Now we want to hear what you have to say about this topic. Do you think Ed Lee’s predictions are correct? Do you see yourself continuing to use digital point-and-shoot cameras down the road even as your cell phone’s camera advances it’s technology? Comment below or join the discussion at the DP Facebook Page.

Original Post:


As fans of both the art of photography and the complex tools that help us to capture images–namely cameras–we at Digital Photographer would like to pose a question:

What do you think the future holds for point-and-shoot cameras, when it’s possible that in, say, five years time the cameras built into cell phones will meet the level of shooting sophistication of most consumer level digicams? Will point-and-shoot digital cameras as we know them today become irrelevant or, perhaps, extinct?

So called “instant cameras” have been around on the consumer level since 1948, when the Polaroid Model 95 went on sale (ref. The Impossible Project); and beginning in 1963, the Kodak Instamatic began to make photography accessible to the masses.

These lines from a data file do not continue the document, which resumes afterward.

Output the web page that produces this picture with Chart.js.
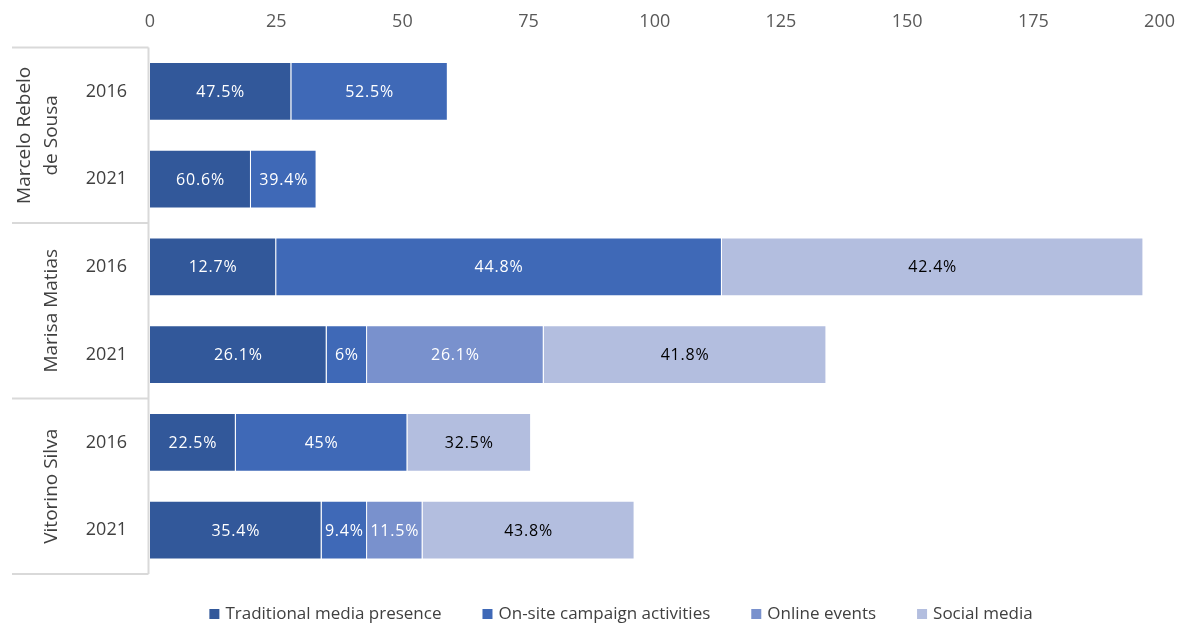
<!DOCTYPE html>
<html>
<head>
<meta charset="utf-8">
<script src="https://cdn.jsdelivr.net/npm/chart.js@4"></script>
<style>
  html, body { margin: 0; padding: 0; background: #fff; }
  #wrap { width: 1182px; height: 626px; }
</style>
</head>
<body>
<div id="wrap"><canvas id="chart" width="1182" height="626"></canvas></div>
<script>
const years = ["2016", "2021", "2016", "2021", "2016", "2021"];
const candidates = [["Marcelo Rebelo", "de Sousa"], ["Marisa Matias"], ["Vitorino Silva"]];

const traditional = [28, 20, 25, 35, 17, 34];
const onSite = [31, 13, 88.3, 8, 34, 9];
const online = [null, null, null, 35, null, 11];
const social = [null, null, 83.5, 56, 24.5, 42];

const traditionalPct = ["47.5%", "60.6%", "12.7%", "26.1%", "22.5%", "35.4%"];
const onSitePct = ["52.5%", "39.4%", "44.8%", "6%", "45%", "9.4%"];
const onlinePct = [null, null, null, "26.1%", null, "11.5%"];
const socialPct = [null, null, "42.4%", "41.8%", "32.5%", "43.8%"];

const FONT = '"Open Sans", sans-serif';

// percentage text in the middle of each segment
const barLabels = {
  id: "barLabels",
  afterDatasetsDraw(chart) {
    const ctx = chart.ctx;
    ctx.save();
    ctx.font = "16px " + FONT;
    ctx.letterSpacing = "0.8px";
    ctx.textAlign = "center";
    ctx.textBaseline = "middle";
    chart.data.datasets.forEach((ds, i) => {
      const meta = chart.getDatasetMeta(i);
      meta.data.forEach((bar, j) => {
        const txt = ds.pctLabels[j];
        if (!txt) return;
        ctx.fillStyle = ds.labelColor;
        ctx.fillText(txt, (bar.x + bar.base) / 2, bar.y + 1);
      });
    });
    ctx.restore();
  },
};

// candidate names + separators on the left
const groupAxis = {
  id: "groupAxis",
  afterDraw(chart) {
    const ctx = chart.ctx;
    const y = chart.scales.y;
    const left = 12;
    const right = chart.chartArea.left - 1.5;
    const step = y.getPixelForValue(1) - y.getPixelForValue(0);
    ctx.save();
    ctx.strokeStyle = "#d9d9d9";
    ctx.lineWidth = 2;
    ctx.beginPath();
    ctx.moveTo(right, y.getPixelForValue(0) - step / 2);
    ctx.lineTo(right, y.getPixelForValue(years.length - 1) + step / 2);
    for (let g = 0; g <= candidates.length; g++) {
      const py = y.getPixelForValue(g * 2) - step / 2;
      ctx.moveTo(left, py);
      ctx.lineTo(right, py);
    }
    ctx.stroke();

    ctx.fillStyle = "#404040";
    ctx.font = "19px " + FONT;
    ctx.textAlign = "center";
    ctx.textBaseline = "middle";
    candidates.forEach((lines, g) => {
      const cy = (y.getPixelForValue(g * 2) + y.getPixelForValue(g * 2 + 1)) / 2;
      ctx.save();
      ctx.translate(52, cy);
      ctx.rotate(-Math.PI / 2);
      lines.forEach((ln, k) => {
        ctx.fillText(ln, 0, (k - (lines.length - 1)) * 27);
      });
      ctx.restore();
    });
    ctx.restore();
  },
};

// legend drawn by hand to match spacing
const bottomLegend = {
  id: "bottomLegend",
  afterDraw(chart) {
    const ctx = chart.ctx;
    const sets = chart.data.datasets;
    const box = 10, gapText = 6, gapItem = 41, cy = 614;
    ctx.save();
    ctx.font = "17px " + FONT;
    ctx.textBaseline = "middle";
    const widths = sets.map((ds) => box + gapText + ctx.measureText(ds.label).width);
    const total = widths.reduce((a, b) => a + b, 0) + gapItem * (sets.length - 1);
    let x = 621 - total / 2;
    sets.forEach((ds, i) => {
      ctx.fillStyle = ds.backgroundColor;
      ctx.fillRect(x, cy - box / 2, box, box);
      ctx.fillStyle = "#404040";
      ctx.fillText(ds.label, x + box + gapText, cy);
      x += widths[i] + gapItem;
    });
    ctx.restore();
  },
};

function makeSet(label, data, pct, color, labelColor) {
  return {
    label,
    data,
    pctLabels: pct,
    labelColor,
    backgroundColor: color,
    borderColor: "rgba(255,255,255,0.45)",
    borderWidth: 1,
    categoryPercentage: 0.67,
    barPercentage: 1,
  };
}

new Chart(document.getElementById("chart"), {
  type: "bar",
  data: {
    labels: years,
    datasets: [
      makeSet("Traditional media presence", traditional, traditionalPct, "#32589a", "#ffffff"),
      makeSet("On-site campaign activities", onSite, onSitePct, "#3f69b7", "#ffffff"),
      makeSet("Online events", online, onlinePct, "#7991cd", "#ffffff"),
      makeSet("Social media", social, socialPct, "#b3bedf", "#000000"),
    ],
  },
  options: {
    indexAxis: "y",
    responsive: false,
    animation: false,
    layout: { padding: { left: 12, right: 22, top: 4, bottom: 52 } },
    scales: {
      x: {
        position: "top",
        stacked: true,
        min: 0,
        max: 200,
        ticks: { stepSize: 25, color: "#595959", font: { size: 18, family: FONT }, padding: 7 },
        grid: { display: false },
        border: { display: false },
      },
      y: {
        stacked: true,
        afterFit(scale) { scale.width = 138; },
        ticks: { color: "#404040", font: { size: 18, family: FONT }, padding: 15 },
        grid: { display: false },
        border: { display: false },
      },
    },
    plugins: {
      tooltip: { enabled: false },
      legend: { display: false },
    },
  },
  plugins: [barLabels, groupAxis, bottomLegend],
});
</script>
</body>
</html>
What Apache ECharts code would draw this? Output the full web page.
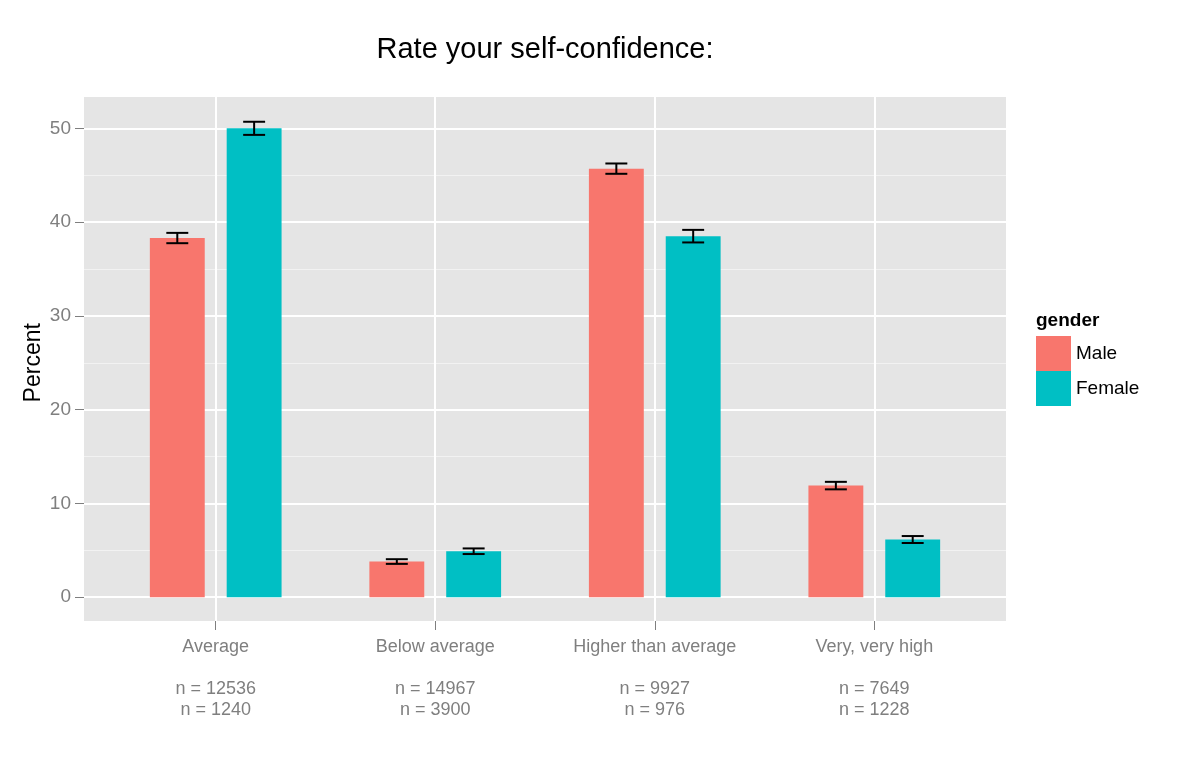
<!DOCTYPE html>
<html>
<head>
<meta charset="utf-8">
<script src="https://cdn.jsdelivr.net/npm/echarts@6/dist/echarts.min.js"></script>
<style>html,body{margin:0;padding:0;background:#fff}#c{width:1200px;height:763px}</style>
</head>
<body>
<div id="c"></div>
<script>
// ---- data ----
const categories = ["Average", "Below average", "Higher than average", "Very, very high"];
const seriesNames = ["Male", "Female"];
const maleValues = [38.3, 3.8, 45.7, 11.9];
const femaleValues = [50.0, 4.9, 38.5, 6.15];
const maleErrors = [0.55, 0.25, 0.55, 0.4];
const femaleErrors = [0.7, 0.3, 0.67, 0.37];
const maleN = [12536, 14967, 9927, 7649];
const femaleN = [1240, 3900, 976, 1228];
const yTicks = [0, 10, 20, 30, 40, 50];
const legendTitle = "gender";
const chartTitle = "Rate your self-confidence:";
const yName = "Percent";

// ---- layout ----
const FONT = "'Liberation Sans', Arial, Helvetica, sans-serif";
const PLOT = {left: 84, right: 1006, top: 97, bottom: 621};
const Y_EXT = [-2.54, 53.34];
const pxPerUnit = (PLOT.bottom - PLOT.top) / (Y_EXT[1] - Y_EXT[0]);
const yPx = v => PLOT.bottom - (v - Y_EXT[0]) * pxPerUnit;
const band = (PLOT.right - PLOT.left) / (categories.length - 1 + 1.2);
const catLeft = PLOT.left + 0.6 * band;
const catRight = PLOT.right - 0.6 * band;
const BAR_FRAC = 0.25, GAP_FRAC = 0.1, CAP_FRAC = 0.1;
const GREY = '#7F7F7F';
const colors = ['#F8766D', '#00BFC4'];

const chart = echarts.init(document.getElementById('c'), null, {renderer: 'canvas'});

function errSeries(name, values, errs, sign) {
  return {
    type: 'custom', name: name, xAxisIndex: 2, yAxisIndex: 2, clip: false, z: 5,
    encode: {x: 0, y: 1},
    data: values.map((v, i) => [categories[i], v, errs[i]]),
    renderItem: function (params, api) {
      const idx = api.value(0), v = api.value(1), e = api.value(2);
      const bw = api.size([1, 0])[0];
      const off = sign * (BAR_FRAC + GAP_FRAC) / 2 * bw;
      const cap = CAP_FRAC * bw / 2;
      const top = api.coord([idx, v + e]);
      const bot = api.coord([idx, v - e]);
      const x = top[0] + off;
      const st = {stroke: '#000', lineWidth: 2};
      return {type: 'group', children: [
        {type: 'line', shape: {x1: x, y1: top[1], x2: x, y2: bot[1]}, style: st},
        {type: 'line', shape: {x1: x - cap, y1: top[1], x2: x + cap, y2: top[1]}, style: st},
        {type: 'line', shape: {x1: x - cap, y1: bot[1], x2: x + cap, y2: bot[1]}, style: st}
      ]};
    }
  };
}

const option = {
  animation: false,
  textStyle: {fontFamily: FONT},
  title: [
    {text: chartTitle, left: (PLOT.left + PLOT.right) / 2, textAlign: 'center', top: 35, padding: 0,
     textStyle: {fontSize: 29, fontWeight: 'normal', color: '#000', fontFamily: FONT}},
    {text: legendTitle, left: 1036, top: 311, padding: 0,
     textStyle: {fontSize: 19, fontWeight: 'bold', color: '#000', fontFamily: FONT}}
  ],
  legend: {
    data: seriesNames, orient: 'vertical', left: 1036, top: 336,
    itemWidth: 35, itemHeight: 35, itemGap: 0, icon: 'rect', padding: 0,
    textStyle: {fontSize: 19, color: '#000', fontFamily: FONT}
  },
  grid: [
    {left: PLOT.left, width: PLOT.right - PLOT.left, top: PLOT.top, height: PLOT.bottom - PLOT.top,
     show: true, backgroundColor: '#E5E5E5', borderWidth: 0, z: -5},
    {left: PLOT.left, width: PLOT.right - PLOT.left, top: yPx(yTicks[yTicks.length - 1]),
     height: yPx(yTicks[0]) - yPx(yTicks[yTicks.length - 1])},
    {left: catLeft, width: catRight - catLeft, top: PLOT.top, height: PLOT.bottom - PLOT.top}
  ],
  xAxis: [
    {gridIndex: 0, type: 'value', show: false},
    {gridIndex: 1, type: 'value', show: false},
    {gridIndex: 2, type: 'category', data: categories, boundaryGap: false, position: 'bottom',
     axisLine: {show: false, onZero: false},
     axisTick: {show: true, length: 9, interval: 0, lineStyle: {color: GREY, width: 1}},
     splitLine: {show: true, interval: 0, lineStyle: {color: '#FFFFFF', width: 2}},
     axisLabel: {interval: 0, color: GREY, fontSize: 18, lineHeight: 21, margin: 16, fontFamily: FONT,
       formatter: (val, i) => val + '\n\nn = ' + maleN[i] + '\nn = ' + femaleN[i]}}
  ],
  yAxis: [
    {gridIndex: 0, type: 'value', show: false},
    {gridIndex: 1, type: 'value', min: yTicks[0], max: yTicks[yTicks.length - 1], interval: yTicks[1] - yTicks[0],
     axisLine: {show: false},
     axisTick: {show: true, length: 9, lineStyle: {color: GREY, width: 1}},
     axisLabel: {color: GREY, fontSize: 19, margin: 13, fontFamily: FONT},
     splitLine: {show: true, lineStyle: {color: '#FFFFFF', width: 2}},
     minorTick: {show: false, splitNumber: 2},
     minorSplitLine: {show: true, lineStyle: {color: '#F2F2F2', width: 1}},
     name: yName, nameLocation: 'middle', nameGap: 39, nameMoveOverlap: false,
     nameTextStyle: {color: '#000', fontSize: 23, fontFamily: FONT}},
    {gridIndex: 2, type: 'value', min: Y_EXT[0], max: Y_EXT[1], show: false}
  ],
  series: [
    {type: 'bar', name: seriesNames[0], xAxisIndex: 2, yAxisIndex: 2, data: maleValues, clip: false,
     barWidth: BAR_FRAC * band, barGap: (GAP_FRAC / BAR_FRAC * 100) + '%', itemStyle: {color: colors[0]}},
    {type: 'bar', name: seriesNames[1], xAxisIndex: 2, yAxisIndex: 2, data: femaleValues, clip: false,
     barWidth: BAR_FRAC * band, barGap: (GAP_FRAC / BAR_FRAC * 100) + '%', itemStyle: {color: colors[1]}},
    errSeries(seriesNames[0] + ' error', maleValues, maleErrors, -1),
    errSeries(seriesNames[1] + ' error', femaleValues, femaleErrors, 1)
  ]
};
chart.setOption(option);
</script>
</body>
</html>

As it stands today, there are over 130 new compact digital cameras on the market, offered by Nikon, Canon, Sony, Olympus, Pentax, Samsung, Fujifilm and Kodak, and each of these manufacturers seems to be in a never-ending race to crank out more. Meanwhile, most anyone who owns an Apple iPhone (like myself) would agree that the image quality of the camera feature in the phone is inferior to even the lowest level point-and-shoot digital camera on the market. Sure, the 3MP camera boasts a built-in auto focus (iPhone 3GS) and a tap-induced digital zoom, but most digital cameras being produced by the above named companies come standard with, at the very least, an 8MP image sensor and 3x optical zoom. Oh, and there’s also always a little helpful feature called flash, which the iPhone still lacks. But the iPhone does record video as well as stills–something that a large number of the current point-and-shoot cameras on the market cannot also claim.

Join the discussion by posting a comment with your thoughts here, or at the DP page on Facebook.


5 Responses to “Continuing the Discussion: The Future of Point-and-Shoot Cameras”

  1. We had a great comment over at the DP Facebook Page about this post. DP Facebook “Fan,” Michael Cushing, said:

    “I don’t believe that camera phones will ever catch digicams in capability. As new features and technologies are developed they usually follow the pattern of being released on the higher end platforms and then as they get refined and costs come down they are able to implement them on the cheaper and smaller platforms. However, as the camera phones … See Morebecome ‘good enough’ I believe that we may see that people will opt for convenience over quality and with that see a decline in the digicam market. We have seen this in both the music industry, where people have accepted the convenient mp3s over higher quality CDs, and in the video industry, where the slow adoption of Blu-ray because DVDs are ‘good enough.’”

    - The DP Team

  2. keith says:

    Yep, compact cameras will surely continue to be popular & hopefully manufactures will finally make them even easier to use & figure out. As a digital photo instructor its dumbfounding how/why useful settings & modes continue to be buried deep inside – where users are afraid to go. And camera manuals are often times not very helpful either. Well, actually if they keep making cameras difficult and/or confusing to use – my classes will continue to fill.

  3. Digital Photographer says:

    Thanks for the input, Keith. You bring up a good point about many of the useful features in point-and-shoot cameras being hidden. That becomes even more common as manufacturers cut costs by having less “hard buttons” on the camera, and more digital menus–wherein the features you mention are inevitably buried. It is less expensive for them to make these digital menus than to create knobs, dials and buttons on the outside of the camera (which are actually much more convenient to photographers’ quick reach).

    - The DP Team

  4. Please analyze more where can i buy digit camera cheapest.I wanted camera tools.My wife want it this month. :P

  5. When checking features for a new camera you (& I) never ask about battery condition indication because it is just always there. Even on low cost cameras. Except for some NIKONS! I bought a Nikon P6000. It is an expensive pocket camera at $500. In the middle of a days shoot the battery failed. Oh sh*&^t. The Nikon S630 & probably more also lack any battery indication (except for just before shutting down)!